WHAT YOU NEED TO DO.
Copy the lines of the data below exactly, starting at the first and stopping after the line that contains "plt.rcParams['ytick.labelcolor'] = 'black'"; include no pictures.

-- Start DATASET EXTRACT --

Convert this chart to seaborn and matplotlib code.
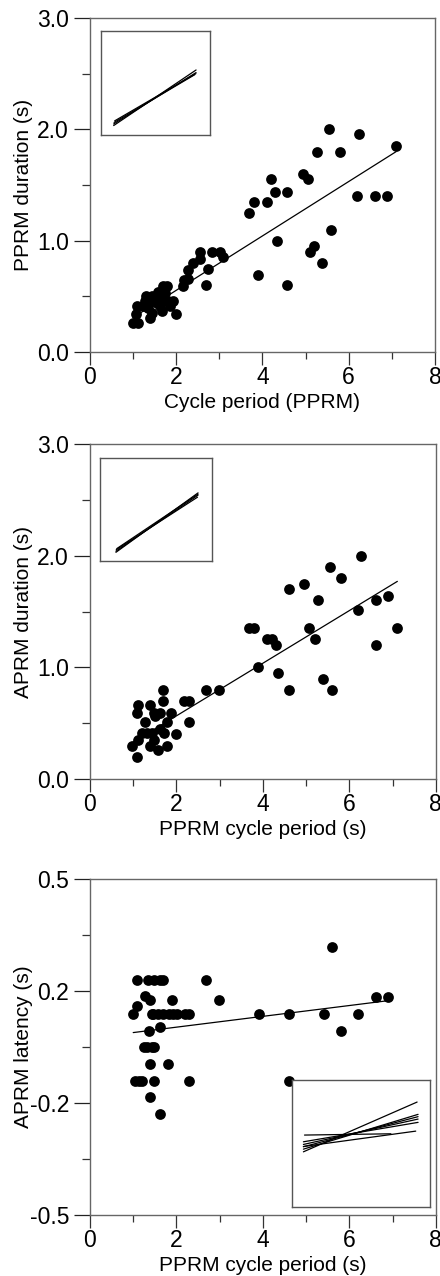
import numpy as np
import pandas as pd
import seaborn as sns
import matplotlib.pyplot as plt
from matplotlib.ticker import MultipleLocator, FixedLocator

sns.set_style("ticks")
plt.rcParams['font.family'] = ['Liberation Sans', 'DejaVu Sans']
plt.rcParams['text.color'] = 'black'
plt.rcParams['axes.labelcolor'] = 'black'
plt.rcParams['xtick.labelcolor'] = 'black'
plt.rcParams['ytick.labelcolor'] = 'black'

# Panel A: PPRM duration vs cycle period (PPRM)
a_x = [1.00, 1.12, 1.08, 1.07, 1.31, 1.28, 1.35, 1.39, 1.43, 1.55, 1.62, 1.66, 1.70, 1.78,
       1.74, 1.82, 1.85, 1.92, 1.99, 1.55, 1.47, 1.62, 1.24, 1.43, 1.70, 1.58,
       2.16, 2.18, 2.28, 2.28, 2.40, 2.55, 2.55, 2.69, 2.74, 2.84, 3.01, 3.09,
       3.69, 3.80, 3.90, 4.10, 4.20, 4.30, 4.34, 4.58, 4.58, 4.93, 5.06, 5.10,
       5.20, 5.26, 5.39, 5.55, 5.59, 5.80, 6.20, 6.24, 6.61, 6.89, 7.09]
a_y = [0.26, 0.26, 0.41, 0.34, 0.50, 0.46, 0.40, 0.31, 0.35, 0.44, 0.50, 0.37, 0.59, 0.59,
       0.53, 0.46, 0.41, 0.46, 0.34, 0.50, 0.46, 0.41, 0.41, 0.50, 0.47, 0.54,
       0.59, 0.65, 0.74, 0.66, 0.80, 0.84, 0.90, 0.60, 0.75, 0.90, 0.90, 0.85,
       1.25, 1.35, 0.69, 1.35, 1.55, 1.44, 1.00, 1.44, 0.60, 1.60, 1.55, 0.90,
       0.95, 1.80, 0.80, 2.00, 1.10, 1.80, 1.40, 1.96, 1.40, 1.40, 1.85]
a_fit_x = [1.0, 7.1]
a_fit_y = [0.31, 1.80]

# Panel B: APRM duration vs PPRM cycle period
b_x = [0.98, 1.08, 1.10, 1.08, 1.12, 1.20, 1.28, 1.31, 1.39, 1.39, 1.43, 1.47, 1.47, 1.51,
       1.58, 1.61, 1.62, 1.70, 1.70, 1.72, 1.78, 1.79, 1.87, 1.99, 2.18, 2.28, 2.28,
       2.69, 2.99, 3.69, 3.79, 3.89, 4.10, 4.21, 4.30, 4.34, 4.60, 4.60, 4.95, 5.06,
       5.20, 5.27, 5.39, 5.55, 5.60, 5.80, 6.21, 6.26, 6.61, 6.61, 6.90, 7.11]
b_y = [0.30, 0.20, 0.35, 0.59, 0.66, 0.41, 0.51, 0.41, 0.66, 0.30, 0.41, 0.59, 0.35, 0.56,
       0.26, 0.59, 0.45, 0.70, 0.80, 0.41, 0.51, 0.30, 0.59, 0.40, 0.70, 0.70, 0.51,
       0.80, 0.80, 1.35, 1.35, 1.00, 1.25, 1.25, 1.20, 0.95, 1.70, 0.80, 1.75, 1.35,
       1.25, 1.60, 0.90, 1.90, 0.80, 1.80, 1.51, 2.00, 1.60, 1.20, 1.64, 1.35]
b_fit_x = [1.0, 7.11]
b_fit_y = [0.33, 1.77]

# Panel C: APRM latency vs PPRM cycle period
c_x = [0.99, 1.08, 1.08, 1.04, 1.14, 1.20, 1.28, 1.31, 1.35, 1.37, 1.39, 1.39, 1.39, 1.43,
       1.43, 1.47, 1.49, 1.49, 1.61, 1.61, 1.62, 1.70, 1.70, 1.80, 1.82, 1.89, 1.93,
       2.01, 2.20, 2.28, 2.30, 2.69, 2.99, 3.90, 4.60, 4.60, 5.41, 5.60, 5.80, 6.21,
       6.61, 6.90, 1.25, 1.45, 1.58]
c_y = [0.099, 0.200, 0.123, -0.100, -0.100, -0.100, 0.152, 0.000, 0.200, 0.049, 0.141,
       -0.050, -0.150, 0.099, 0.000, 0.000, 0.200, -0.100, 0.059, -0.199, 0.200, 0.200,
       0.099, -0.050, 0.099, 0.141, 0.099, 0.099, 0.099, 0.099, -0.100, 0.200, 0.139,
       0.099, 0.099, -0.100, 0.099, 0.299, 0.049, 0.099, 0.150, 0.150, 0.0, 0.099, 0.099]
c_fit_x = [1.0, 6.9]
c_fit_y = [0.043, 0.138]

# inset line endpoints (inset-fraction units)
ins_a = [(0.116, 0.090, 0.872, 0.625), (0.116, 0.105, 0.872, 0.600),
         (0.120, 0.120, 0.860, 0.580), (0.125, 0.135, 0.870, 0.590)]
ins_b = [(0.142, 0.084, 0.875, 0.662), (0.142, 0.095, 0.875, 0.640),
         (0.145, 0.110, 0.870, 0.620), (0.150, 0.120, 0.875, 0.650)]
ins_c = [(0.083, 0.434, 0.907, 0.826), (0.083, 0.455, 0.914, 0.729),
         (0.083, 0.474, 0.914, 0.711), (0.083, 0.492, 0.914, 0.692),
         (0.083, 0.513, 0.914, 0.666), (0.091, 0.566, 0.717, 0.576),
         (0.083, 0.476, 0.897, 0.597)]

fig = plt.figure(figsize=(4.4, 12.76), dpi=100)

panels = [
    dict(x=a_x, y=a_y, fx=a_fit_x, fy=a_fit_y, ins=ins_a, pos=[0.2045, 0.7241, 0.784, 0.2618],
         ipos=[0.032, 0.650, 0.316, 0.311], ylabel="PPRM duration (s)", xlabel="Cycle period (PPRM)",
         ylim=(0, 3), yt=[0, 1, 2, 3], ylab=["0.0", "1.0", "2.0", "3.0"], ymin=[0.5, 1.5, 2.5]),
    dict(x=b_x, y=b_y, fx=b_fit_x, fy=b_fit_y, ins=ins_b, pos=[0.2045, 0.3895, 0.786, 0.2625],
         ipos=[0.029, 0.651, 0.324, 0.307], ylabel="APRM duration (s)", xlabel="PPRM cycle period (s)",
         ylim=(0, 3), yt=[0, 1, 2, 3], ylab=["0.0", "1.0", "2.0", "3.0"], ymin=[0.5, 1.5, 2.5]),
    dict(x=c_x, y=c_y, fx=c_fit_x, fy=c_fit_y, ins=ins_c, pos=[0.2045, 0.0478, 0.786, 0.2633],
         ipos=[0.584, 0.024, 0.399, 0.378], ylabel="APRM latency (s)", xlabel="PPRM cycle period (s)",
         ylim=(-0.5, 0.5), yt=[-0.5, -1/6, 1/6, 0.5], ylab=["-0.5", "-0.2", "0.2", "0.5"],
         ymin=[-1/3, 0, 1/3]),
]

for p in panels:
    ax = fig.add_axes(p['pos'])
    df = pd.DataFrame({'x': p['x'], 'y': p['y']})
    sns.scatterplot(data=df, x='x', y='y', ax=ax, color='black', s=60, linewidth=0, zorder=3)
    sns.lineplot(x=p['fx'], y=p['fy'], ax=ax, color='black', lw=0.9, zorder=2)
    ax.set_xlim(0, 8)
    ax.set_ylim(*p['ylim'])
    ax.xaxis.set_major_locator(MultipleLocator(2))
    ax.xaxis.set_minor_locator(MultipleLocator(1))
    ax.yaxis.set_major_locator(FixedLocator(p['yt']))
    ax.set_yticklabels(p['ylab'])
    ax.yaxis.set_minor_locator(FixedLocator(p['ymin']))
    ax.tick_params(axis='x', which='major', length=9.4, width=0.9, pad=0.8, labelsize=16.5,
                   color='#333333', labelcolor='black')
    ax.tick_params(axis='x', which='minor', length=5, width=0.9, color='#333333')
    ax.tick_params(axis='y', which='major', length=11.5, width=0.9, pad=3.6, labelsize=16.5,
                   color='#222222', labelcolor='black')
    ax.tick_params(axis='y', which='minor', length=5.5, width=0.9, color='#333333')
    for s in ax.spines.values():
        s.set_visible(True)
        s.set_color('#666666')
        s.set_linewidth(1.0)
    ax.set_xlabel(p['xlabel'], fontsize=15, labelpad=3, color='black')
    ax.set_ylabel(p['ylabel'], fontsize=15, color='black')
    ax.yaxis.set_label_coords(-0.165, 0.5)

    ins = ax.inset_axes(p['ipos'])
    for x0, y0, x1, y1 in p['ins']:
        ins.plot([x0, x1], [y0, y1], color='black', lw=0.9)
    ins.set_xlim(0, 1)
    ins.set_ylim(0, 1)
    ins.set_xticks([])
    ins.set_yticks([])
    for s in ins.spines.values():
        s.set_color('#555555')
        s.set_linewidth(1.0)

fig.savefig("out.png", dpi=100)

-- End DATASET EXTRACT --

OUTPUT BELOW.
Convert this chart to seaborn and matplotlib code.
import numpy as np
import pandas as pd
import seaborn as sns
import matplotlib.pyplot as plt
from matplotlib.ticker import MultipleLocator, FixedLocator

sns.set_style("ticks")
plt.rcParams['font.family'] = ['Liberation Sans', 'DejaVu Sans']
plt.rcParams['text.color'] = 'black'
plt.rcParams['axes.labelcolor'] = 'black'
plt.rcParams['xtick.labelcolor'] = 'black'
plt.rcParams['ytick.labelcolor'] = 'black'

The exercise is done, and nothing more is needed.